Well....were there any funny looking people waiting with you, at least?


Jennifer said...

"Made my (otherwise pretty depressing) day."

Maybe fate will smile upon you and you will find yourself behind some Hollywood pants.

Neddie said...

GB: Have you ever had one of those days where absolutely everybody is ugly? Know what I mean? Everybody's nose is too big, or their skin is blotchy, or they had a high-forceps delivery?

Yeah. Like that.

you will find yourself behind some Hollywood pants.

Actually, it wasn't all bad. Something along those lines -- or perhaps, more accurately, something along the lines of what one thinks about when following behind Hollywood pants -- happened. That was nice. (Hi hon! It's OK! I didn't reveal any details!)

QRED said...

So, you rose to the call of duty after all. Too bad Joel will never know.

QRED said...

what one thinks about when following behind

One hunts pants,
but wants cants.

Neddie said...

Well, see, that's what was so irritating about Joel's flouncing off in a huff -- there was never any question that I was going to do my duty; I said as much.
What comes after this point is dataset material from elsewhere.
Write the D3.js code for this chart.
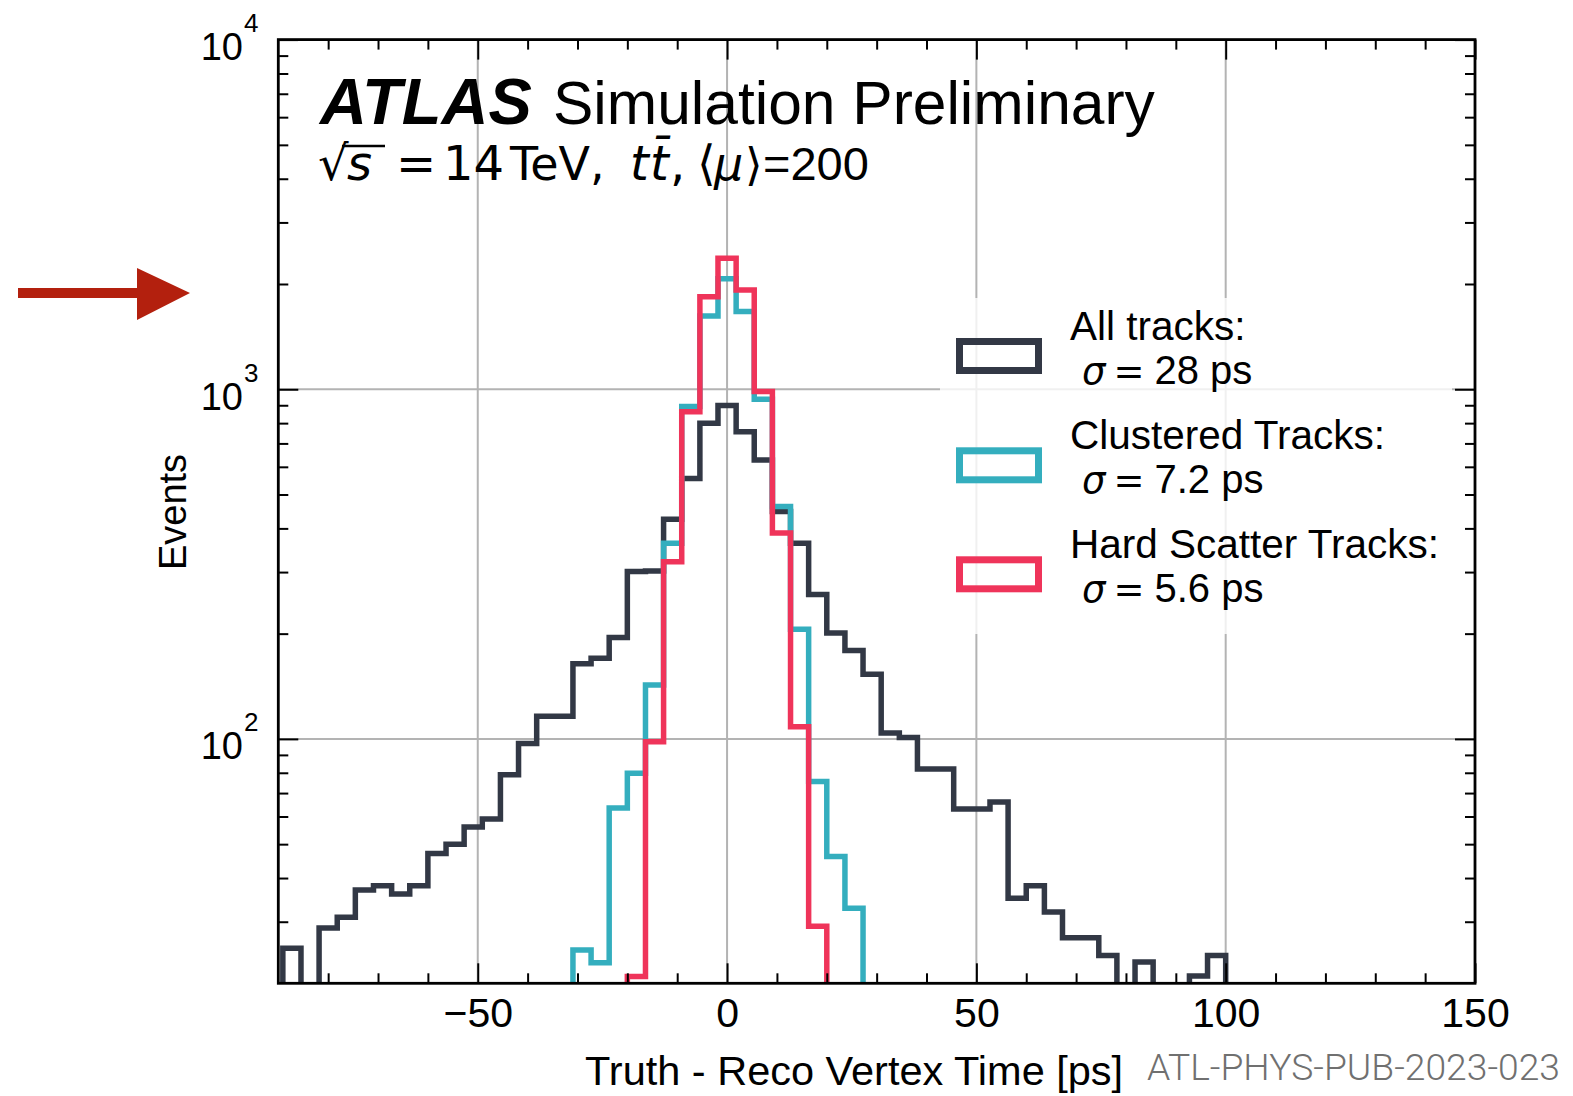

A little joking about strategies for appearing eccentric during voir-dire is a long way from, I dunno, not filing my taxes. What a tool.

david said...

as my wise old uncle used to say,
"fsck 'em if they can't take a joke."

pi said...

So it seems what's wanting, rather, is strategies for actually getting picked to serve; and then for getting assigned to the one-in-a-thousand cases that goes to trial where justice actually hangs in the balance.

Kind of like strategies for getting born rich, white, and pretty, now that I think of it.

But thanks for trying, Neddie. And thanks, Matt, for your story - much as I fantasize, with our distinguished host, of finding a way to save some sap from wrongful conviction, rescuing a rightful conviction (esp in such a case) is very nearly as praiseworthy.

pi said...

Well, damn. I tried my luck yesterday, to no greater avail. Many are called, few chosen.

The amazing thing -- I don't know how it will come out, but as of yesterday, there was an actual lawyer sitting in the jury box. Guy said he'd actually served on one previous jury.